Remember R, F, M, P and C
The real fun begins when you combine these numeric summary figures with product, channel and other important categorical variables. Because product (or service) and channel are the most distinctive dividers of customer behaviors, let’s just add P and C to the famous RFM (remember, we are using RFM just as a checklist here), and call it R, F, M, P and C.

Product (rather, product category) is an important separator, as people often show completely different spending behavior for different types of products. For example, you can send me fancy-shmancy fashion catalogs all you want, but I won’t look at it with an intention of purchase, as most men will look at the models and not what they are wearing. So my active purchase history in the sports, home electronics or music categories won’t mean anything in the fashion category. In other words, those so-called “hotline” names should be treated differently for different categories.

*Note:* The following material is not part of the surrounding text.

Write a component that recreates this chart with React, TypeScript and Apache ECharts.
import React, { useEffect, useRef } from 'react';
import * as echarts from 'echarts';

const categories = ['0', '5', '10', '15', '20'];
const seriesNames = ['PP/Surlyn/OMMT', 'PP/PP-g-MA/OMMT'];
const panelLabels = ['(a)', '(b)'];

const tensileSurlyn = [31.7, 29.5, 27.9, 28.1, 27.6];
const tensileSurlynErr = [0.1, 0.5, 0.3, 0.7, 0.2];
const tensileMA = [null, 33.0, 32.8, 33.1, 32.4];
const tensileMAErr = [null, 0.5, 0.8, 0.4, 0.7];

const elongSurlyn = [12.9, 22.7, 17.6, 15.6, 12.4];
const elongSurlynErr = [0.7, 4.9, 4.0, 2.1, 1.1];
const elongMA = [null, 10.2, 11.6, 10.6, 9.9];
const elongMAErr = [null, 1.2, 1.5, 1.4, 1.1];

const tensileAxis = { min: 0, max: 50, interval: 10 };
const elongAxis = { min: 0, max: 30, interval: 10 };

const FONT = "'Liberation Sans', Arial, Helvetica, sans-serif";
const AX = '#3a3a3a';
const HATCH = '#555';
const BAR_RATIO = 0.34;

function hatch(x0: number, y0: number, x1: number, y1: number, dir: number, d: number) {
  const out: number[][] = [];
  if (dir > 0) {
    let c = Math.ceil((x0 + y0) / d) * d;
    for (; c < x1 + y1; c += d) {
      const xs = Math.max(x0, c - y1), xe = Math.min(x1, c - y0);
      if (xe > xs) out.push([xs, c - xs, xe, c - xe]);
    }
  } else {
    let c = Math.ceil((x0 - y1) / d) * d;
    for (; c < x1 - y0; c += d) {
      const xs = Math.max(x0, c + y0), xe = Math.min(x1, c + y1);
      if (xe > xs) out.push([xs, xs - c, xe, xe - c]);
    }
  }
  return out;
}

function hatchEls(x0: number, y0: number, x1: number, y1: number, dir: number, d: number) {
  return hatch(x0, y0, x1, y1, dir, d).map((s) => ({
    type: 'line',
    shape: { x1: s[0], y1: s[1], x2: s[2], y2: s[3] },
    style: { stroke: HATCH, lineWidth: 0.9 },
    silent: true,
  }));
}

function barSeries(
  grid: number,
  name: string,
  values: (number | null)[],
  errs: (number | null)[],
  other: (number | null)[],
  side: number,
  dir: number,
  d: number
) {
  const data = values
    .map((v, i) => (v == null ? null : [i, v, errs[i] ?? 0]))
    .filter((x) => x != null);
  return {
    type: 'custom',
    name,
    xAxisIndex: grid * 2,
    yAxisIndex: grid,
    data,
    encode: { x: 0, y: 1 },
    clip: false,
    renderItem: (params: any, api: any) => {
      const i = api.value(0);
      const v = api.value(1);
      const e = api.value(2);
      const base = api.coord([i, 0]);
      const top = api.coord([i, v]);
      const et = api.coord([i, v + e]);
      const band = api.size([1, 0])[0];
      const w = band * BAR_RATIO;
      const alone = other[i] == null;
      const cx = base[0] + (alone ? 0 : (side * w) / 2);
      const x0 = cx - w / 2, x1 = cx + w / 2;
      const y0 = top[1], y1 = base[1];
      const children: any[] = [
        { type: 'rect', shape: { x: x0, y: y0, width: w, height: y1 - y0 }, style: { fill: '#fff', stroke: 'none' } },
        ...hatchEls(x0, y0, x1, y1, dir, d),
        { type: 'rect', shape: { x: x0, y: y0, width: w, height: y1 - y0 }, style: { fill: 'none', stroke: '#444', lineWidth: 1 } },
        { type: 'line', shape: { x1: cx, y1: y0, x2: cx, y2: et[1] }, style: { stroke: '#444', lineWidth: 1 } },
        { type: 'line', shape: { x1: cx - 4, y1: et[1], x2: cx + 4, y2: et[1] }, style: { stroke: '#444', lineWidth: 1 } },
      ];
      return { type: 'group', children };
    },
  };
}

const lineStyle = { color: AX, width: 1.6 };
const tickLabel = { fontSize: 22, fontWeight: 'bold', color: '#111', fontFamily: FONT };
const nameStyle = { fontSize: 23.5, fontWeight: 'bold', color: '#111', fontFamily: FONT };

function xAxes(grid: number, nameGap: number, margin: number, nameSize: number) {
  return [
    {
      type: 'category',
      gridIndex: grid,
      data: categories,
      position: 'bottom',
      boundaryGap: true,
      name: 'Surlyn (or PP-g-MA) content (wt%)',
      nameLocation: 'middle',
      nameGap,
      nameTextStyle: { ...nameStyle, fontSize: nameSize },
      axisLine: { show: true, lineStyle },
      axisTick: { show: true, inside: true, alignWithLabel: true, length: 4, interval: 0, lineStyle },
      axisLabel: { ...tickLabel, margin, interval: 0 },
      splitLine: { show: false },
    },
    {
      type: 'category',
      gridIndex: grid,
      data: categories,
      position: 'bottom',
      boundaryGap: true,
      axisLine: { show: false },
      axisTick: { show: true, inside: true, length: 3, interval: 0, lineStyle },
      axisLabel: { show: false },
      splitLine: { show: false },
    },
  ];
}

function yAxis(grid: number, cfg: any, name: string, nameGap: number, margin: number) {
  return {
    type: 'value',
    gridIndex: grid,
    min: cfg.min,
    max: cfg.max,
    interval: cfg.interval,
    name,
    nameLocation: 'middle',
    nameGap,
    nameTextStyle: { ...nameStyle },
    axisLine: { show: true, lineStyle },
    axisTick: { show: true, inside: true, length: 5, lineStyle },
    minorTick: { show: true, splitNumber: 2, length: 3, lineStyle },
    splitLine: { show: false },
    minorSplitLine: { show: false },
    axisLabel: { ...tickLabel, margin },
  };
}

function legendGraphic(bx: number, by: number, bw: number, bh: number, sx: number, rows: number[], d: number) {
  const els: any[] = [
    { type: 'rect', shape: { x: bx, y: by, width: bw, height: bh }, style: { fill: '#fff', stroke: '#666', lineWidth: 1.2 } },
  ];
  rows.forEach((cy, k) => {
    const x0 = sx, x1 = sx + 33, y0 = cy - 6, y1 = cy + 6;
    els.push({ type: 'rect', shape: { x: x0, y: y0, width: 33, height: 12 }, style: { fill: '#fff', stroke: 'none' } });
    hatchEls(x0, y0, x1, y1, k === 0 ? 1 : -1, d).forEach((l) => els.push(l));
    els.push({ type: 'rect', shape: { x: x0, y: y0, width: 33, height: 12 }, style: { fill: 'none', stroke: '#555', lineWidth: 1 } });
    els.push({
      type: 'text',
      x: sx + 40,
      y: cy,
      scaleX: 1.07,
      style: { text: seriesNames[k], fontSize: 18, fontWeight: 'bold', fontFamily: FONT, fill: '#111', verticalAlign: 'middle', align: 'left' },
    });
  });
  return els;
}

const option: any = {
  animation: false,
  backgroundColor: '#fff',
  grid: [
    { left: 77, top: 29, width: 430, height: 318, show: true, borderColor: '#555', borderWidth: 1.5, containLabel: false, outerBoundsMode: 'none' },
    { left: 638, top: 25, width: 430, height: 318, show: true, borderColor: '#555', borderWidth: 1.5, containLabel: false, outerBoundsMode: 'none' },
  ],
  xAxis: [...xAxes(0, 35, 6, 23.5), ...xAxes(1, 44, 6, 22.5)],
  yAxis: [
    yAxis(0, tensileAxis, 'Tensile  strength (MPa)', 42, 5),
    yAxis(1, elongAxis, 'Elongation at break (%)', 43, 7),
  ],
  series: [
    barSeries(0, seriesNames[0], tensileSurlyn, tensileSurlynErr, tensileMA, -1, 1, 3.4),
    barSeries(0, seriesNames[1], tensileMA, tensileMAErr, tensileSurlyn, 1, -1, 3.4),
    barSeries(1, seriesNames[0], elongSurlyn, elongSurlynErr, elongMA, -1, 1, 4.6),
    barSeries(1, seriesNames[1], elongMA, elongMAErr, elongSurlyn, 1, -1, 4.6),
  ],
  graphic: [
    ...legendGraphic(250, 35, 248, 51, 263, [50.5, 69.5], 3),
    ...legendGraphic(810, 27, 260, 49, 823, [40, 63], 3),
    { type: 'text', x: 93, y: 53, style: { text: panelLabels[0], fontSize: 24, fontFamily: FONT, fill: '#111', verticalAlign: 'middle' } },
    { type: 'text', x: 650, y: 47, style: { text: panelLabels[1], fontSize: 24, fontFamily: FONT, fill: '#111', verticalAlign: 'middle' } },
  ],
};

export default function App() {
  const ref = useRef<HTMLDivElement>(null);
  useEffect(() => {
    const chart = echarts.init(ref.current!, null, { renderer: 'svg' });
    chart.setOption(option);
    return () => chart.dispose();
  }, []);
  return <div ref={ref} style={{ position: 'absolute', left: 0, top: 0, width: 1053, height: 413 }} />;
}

Channel information is also important, as there are active online buyers who would never buy certain items, such as apparel or home furnishing products, without physically touching them first. For example, even in the same categories, I would buy guitar strings or golf balls online. But I would not purchase a guitar or a driver without trying them out first. Now, when I say channel, I mean the channel that the customer used to make the purchase, not the channel through which the marketer chose to communicate with him. Channel information should be treated as a two-way street, as no marketer “owns” a customer through a particular channel (refer to “The Future of Online is Offline“).

As an exercise, let’s go back to the basic RFM data and create some actual variables. For “each” customer, we can start with basic RFM measures, as exhibited in the chart:

· Number of Transactions
· Total Dollar Amount
· Number of Days (or Weeks) since the Last Transaction
· Number of Days (or Weeks) since the First Transaction

Notice that the days are counted from today’s point of view (practically the day the database is updated), as the actual date’s significance changes as time goes by (e.g., a day in February would feel different when looked back on from April vs. November). “Recency” is a relative concept; therefore, we should relativize the time measurements to express it.

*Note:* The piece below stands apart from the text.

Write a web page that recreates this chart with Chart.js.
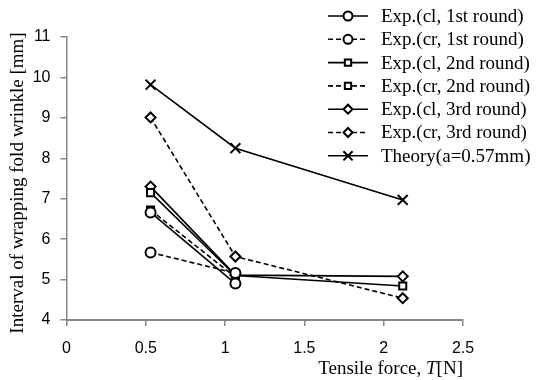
<!DOCTYPE html>
<html lang="en">
<head>
    <meta charset="UTF-8">
    <title>Interval of wrapping fold wrinkle</title>
    <script src="https://cdn.jsdelivr.net/npm/chart.js"></script>
    <style>
        body { margin: 0; background: #fff; }
        #wrap { width: 536px; height: 380px; position: relative; }
    </style>
</head>
<body>
<div id="wrap"><canvas id="foldChart" width="536" height="380"></canvas></div>
<script>
// tensile force T [N]
const tension = [0.53, 1.065, 2.12];

// interval of fold wrinkle [mm], null = not measured
const cl1 = [6.66, 4.90, null];
const cr1 = [5.67, 5.16, null];
const cl2 = [7.15, 5.10, 4.84];
const cr2 = [6.72, 5.06, null];
const cl3 = [7.30, 5.11, 5.08];
const cr3 = [9.01, 5.57, 4.54];
const theory = [9.82, 8.25, 6.97];

const seriesNames = [
    'Exp.(cl, 1st round)', 'Exp.(cr, 1st round)',
    'Exp.(cl, 2nd round)', 'Exp.(cr, 2nd round)',
    'Exp.(cl, 3rd round)', 'Exp.(cr, 3rd round)',
    'Theory(a=0.57mm)'
];
const xTicks = [0, 0.5, 1, 1.5, 2, 2.5];
const yTicks = [4, 5, 6, 7, 8, 9, 10, 11];

const serif = "'Liberation Serif', 'Times New Roman', serif";
const sans = "'Liberation Sans', Arial, sans-serif";
const axisGrey = '#868686';

function toPoints(vals) {
    const pts = [];
    vals.forEach((v, i) => { if (v !== null) pts.push({ x: tension[i], y: v }); });
    return pts;
}

function makeSet(i, vals, style, dashed) {
    return {
        label: seriesNames[i],
        data: toPoints(vals),
        showLine: true,
        borderColor: '#000',
        borderWidth: 1.6,
        borderDash: dashed ? [5, 3] : [],
        pointStyle: style,
        pointRadius: style === 'crossRot' ? 7 : 5,
        pointBorderWidth: 2,
        pointBackgroundColor: '#fff',
        pointBorderColor: '#000'
    };
}

// legend + axis titles drawn by hand (line sample with marker in the middle)
const extras = {
    id: 'extras',
    afterDraw(chart) {
        const ctx = chart.ctx;
        ctx.save();
        ctx.fillStyle = '#000';
        ctx.strokeStyle = '#000';

        // legend
        ctx.font = '19px ' + serif;
        ctx.textBaseline = 'middle';
        chart.data.datasets.forEach((ds, i) => {
            const y = 16 + i * 23.3;
            ctx.lineWidth = 1.6;
            ctx.setLineDash(ds.borderDash);
            ctx.beginPath();
            ctx.moveTo(328, y);
            ctx.lineTo(368, y);
            ctx.stroke();
            ctx.setLineDash([]);
            ctx.lineWidth = 2;
            ctx.fillStyle = '#fff';
            Chart.helpers.drawPoint(ctx, { pointStyle: ds.pointStyle, radius: ds.pointStyle === 'crossRot' ? 6.5 : 4.5, borderWidth: 2 }, 348, y);
            ctx.fillStyle = '#000';
            ctx.fillText(ds.label, 381, y + 1);
        });

        // y title
        ctx.font = '19px ' + serif;
        ctx.textAlign = 'center';
        ctx.translate(18, 183);
        ctx.rotate(-Math.PI / 2);
        ctx.fillText('Interval of wrapping fold wrinkle [mm]', 0, 0);
        ctx.restore();

        // x title with italic T
        ctx.save();
        ctx.fillStyle = '#000';
        ctx.textBaseline = 'alphabetic';
        const a = 'Tensile force, ', b = 'T', c = '[N]';
        ctx.font = '19px ' + serif;
        const wa = ctx.measureText(a).width, wc = ctx.measureText(c).width;
        ctx.font = 'italic 19px ' + serif;
        const wb = ctx.measureText(b).width;
        let x = 463 - (wa + wb + wc);
        const y = 374;
        ctx.font = '19px ' + serif;
        ctx.fillText(a, x, y);
        ctx.font = 'italic 19px ' + serif;
        ctx.fillText(b, x + wa, y);
        ctx.font = '19px ' + serif;
        ctx.fillText(c, x + wa + wb, y);
        ctx.restore();
    }
};

new Chart(document.getElementById('foldChart'), {
    type: 'scatter',
    data: {
        datasets: [
            makeSet(0, cl1, 'circle', false),
            makeSet(1, cr1, 'circle', true),
            makeSet(2, cl2, 'rect', false),
            makeSet(3, cr2, 'rect', true),
            makeSet(4, cl3, 'rectRot', false),
            makeSet(5, cr3, 'rectRot', true),
            makeSet(6, theory, 'crossRot', false)
        ]
    },
    options: {
        responsive: false,
        animation: false,
        events: [],
        layout: { padding: { left: 0, right: 73, top: 37, bottom: 0 } },
        plugins: { legend: { display: false }, tooltip: { enabled: false } },
        scales: {
            x: {
                type: 'linear',
                min: 0,
                max: 2.5,
                afterFit(scale) { scale.height = 60; },
                afterBuildTicks(scale) { scale.ticks = xTicks.map(v => ({ value: v })); },
                grid: { drawOnChartArea: false, color: axisGrey, tickLength: 6, lineWidth: 1.5 },
                border: { color: axisGrey, width: 2 },
                ticks: {
                    color: '#000', font: { family: sans, size: 16 }, padding: 13, maxRotation: 0,
                    callback: v => String(v)
                }
            },
            y: {
                type: 'linear',
                min: 4,
                max: 11,
                afterFit(scale) { scale.width = 66.5; },
                afterBuildTicks(scale) { scale.ticks = yTicks.map(v => ({ value: v })); },
                grid: { drawOnChartArea: false, color: axisGrey, tickLength: 6, lineWidth: 1.5 },
                border: { color: axisGrey, width: 1.5 },
                ticks: { color: '#000', font: { family: sans, size: 16 }, padding: 10, callback: v => String(v) }
            }
        }
    },
    plugins: [extras]
});
</script>
</body>
</html>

From these basic figures, we can derive other related variables, such as:

· Average Dollar Amount per Customer
· Average Dollar Amount per Transaction
· Average Dollar Amount per Year
· Lifetime Highest Amount per Item
· Lifetime Lowest Amount per Transaction
· Average Number of Days Between Transactions
· Etc., etc…

Now, imagine you have all these measurements by channels, such as retail, Web, catalog, phone or mail-in, and separately by product categories. If you imagine a gigantic spreadsheet, the summarized table would have fewer numbers of rows, but a seemingly endless number of columns. I will discuss categorical and non-numeric variables in future articles. But for this exercise, let’s just imagine having these sets of variables for all major product categories. The result is that the recency factor now becomes more like “Weeks since Last Online Order”—not just any order. Frequency measurements would be more like “Number of Transactions in Dietary Supplement Category”—not just for any product. Monetary values can be expressed in “Average Spending Level in Outdoor Sports Category through Online Channel”—not just the customer’s average dollar amount, in general.

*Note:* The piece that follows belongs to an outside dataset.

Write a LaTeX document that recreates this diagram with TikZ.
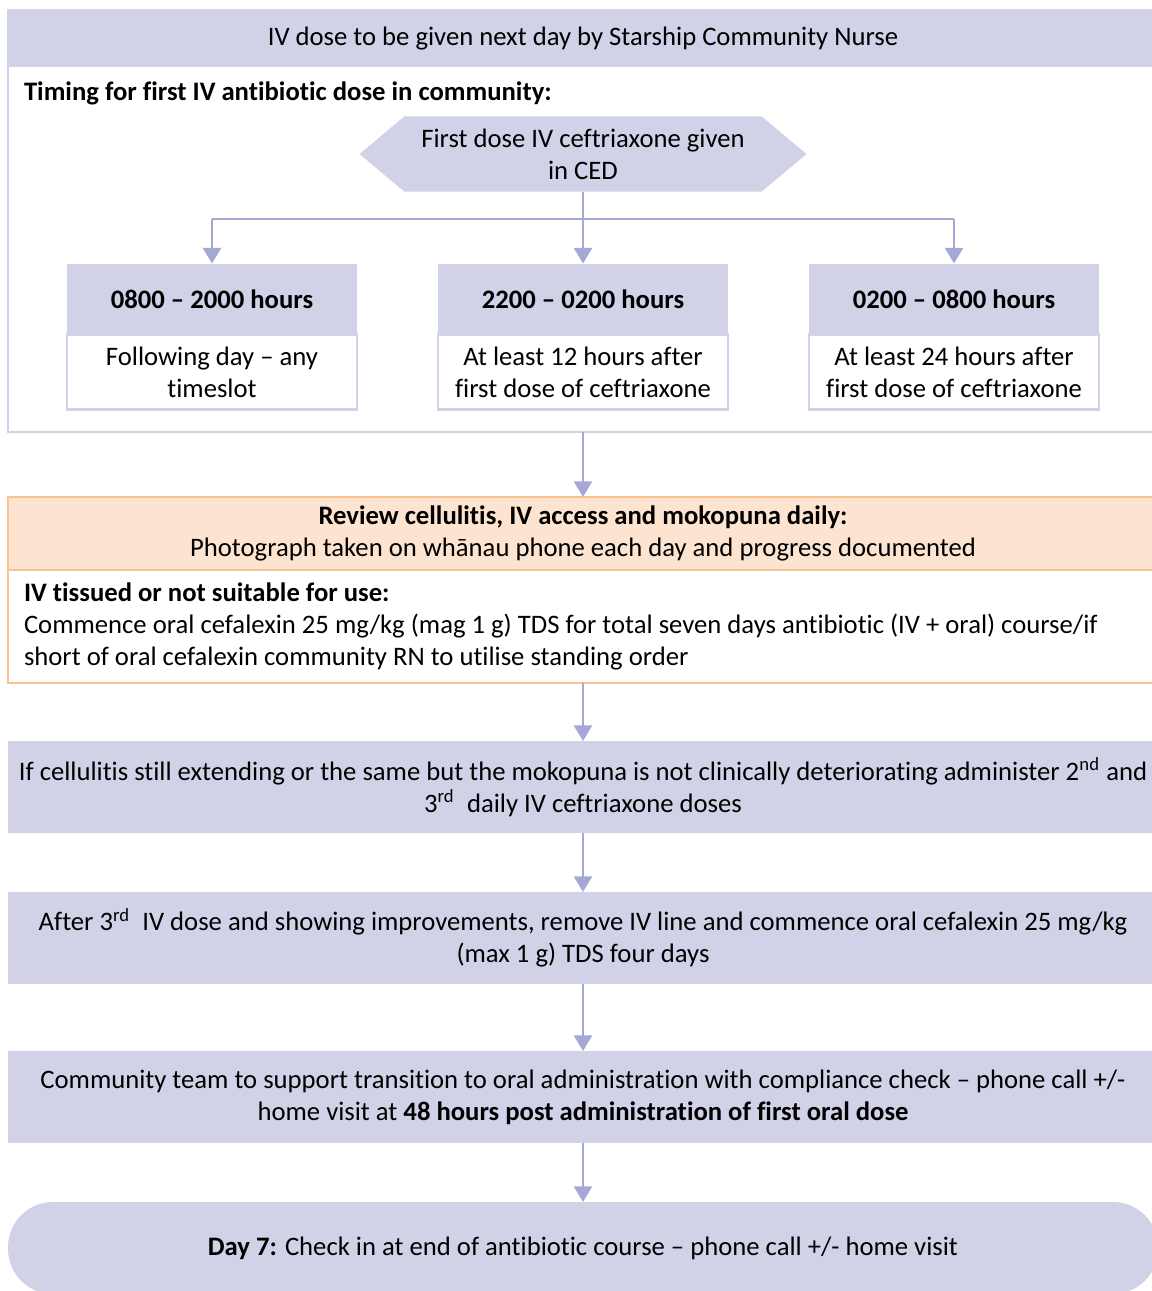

Why stop there? We may slice and dice the data by offer type, customer status, payment method or time intervals (e.g., lifetime, 24-month, 48-months, etc.) as well. I am not saying that all the RFM variables should be cut out this way, but having “Number of Transaction by Payment Method,” for example, could be very revealing about the customer, as everybody uses multiple payment methods, while some may never use a debit card for a large purchase, for example. All these little measurements become building blocks in predictive modeling. Now, too many variables can also be troublesome. And knowing the balance (i.e., knowing where to stop) comes from the experience and preliminary analysis. That is when experts and analysts should be consulted for this type of uniform variable creation. Nevertheless, the point is that RFM variables are not just three simple measures that happen be a part of the larger transaction data menu. And we didn’t even touch non-transaction based behavioral elements, such as clicks, views, miles or minutes.

The Time Factor
So, if such data summarization is so useful for analytics and modeling, should we always include everything that has been collected since the inception of the database? The answer is yes and no. Sorry for being cryptic here, but it really depends on what your product is all about; how the buyers would relate to it; and what you, as a marketer, are trying to achieve. As for going back forever, there is a danger in that kind of data hoarding, as “Life-to-Date” data always favors tenured customers over new customers who have a relatively short history. In reality, many new customers may have more potential in terms of value than a tenured customer with lots of transaction records from a long time ago, but with no recent activity. That is why we need to create a level playing field in terms of time limit.

If a “Life-to-Date” summary is not ideal for predictive analytics, then where should you place the cutoff line? If you are selling cars or home furnishing products, we may need to look at a 4- to 5-year history. If your products are consumables with relatively short purchase cycles, then a 1-year examination would be enough. If your product is seasonal in nature—like gardening, vacation or heavily holiday-related items, then you may have to look at a minimum of two consecutive years of history to capture seasonal patterns. If you have mixed seasonality or longevity of products (e.g., selling golf balls and golf clubs sets through the same store or site), then you may have to summarize the data with multiple timelines, where the above metrics would be separated by 12 months, 24 months, 48 months, etc. If you have lifetime value models or any time-series models in the plan, then you may have to break the timeline down even more finely. Again, this is where you may need professional guidance, but marketers’ input is equally important.

Analytical Sandbox
Lastly, who should be doing all of this data summary work? I talked about the concept of the “Analytical Sandbox,” where all types of data conversion, hygiene, transformation, categorization and summarization are done in a consistent manner, and analytical activities, such as sampling, profiling, modeling and scoring are done with proper toolsets like SAS, R or SPSS (refer to “It’s All About Ranking“). The short and final answer is this: Do not leave that to analysts or statisticians. They are the main players in that playground, not the architects or developers of it. If you are serious about employing analytics for your business, plan to build the Analytical Sandbox along with the team of analysts.

My goal as a database designer has always been serving the analysts and statisticians with “model-ready” datasets on silver platters. My promise to them has been that the modelers would spend no time fixing the data. Instead, they would be spending their valuable time thinking about the targets and statistical methodologies to fulfill the marketing goals. After all, answers that we seek come out of those mighty—but often elusive—algorithms, and the algorithms are made of data variables. So, in the interest of getting the proper answers fast, we must build lots of building blocks first. And no, simple RFM variables won’t cut it.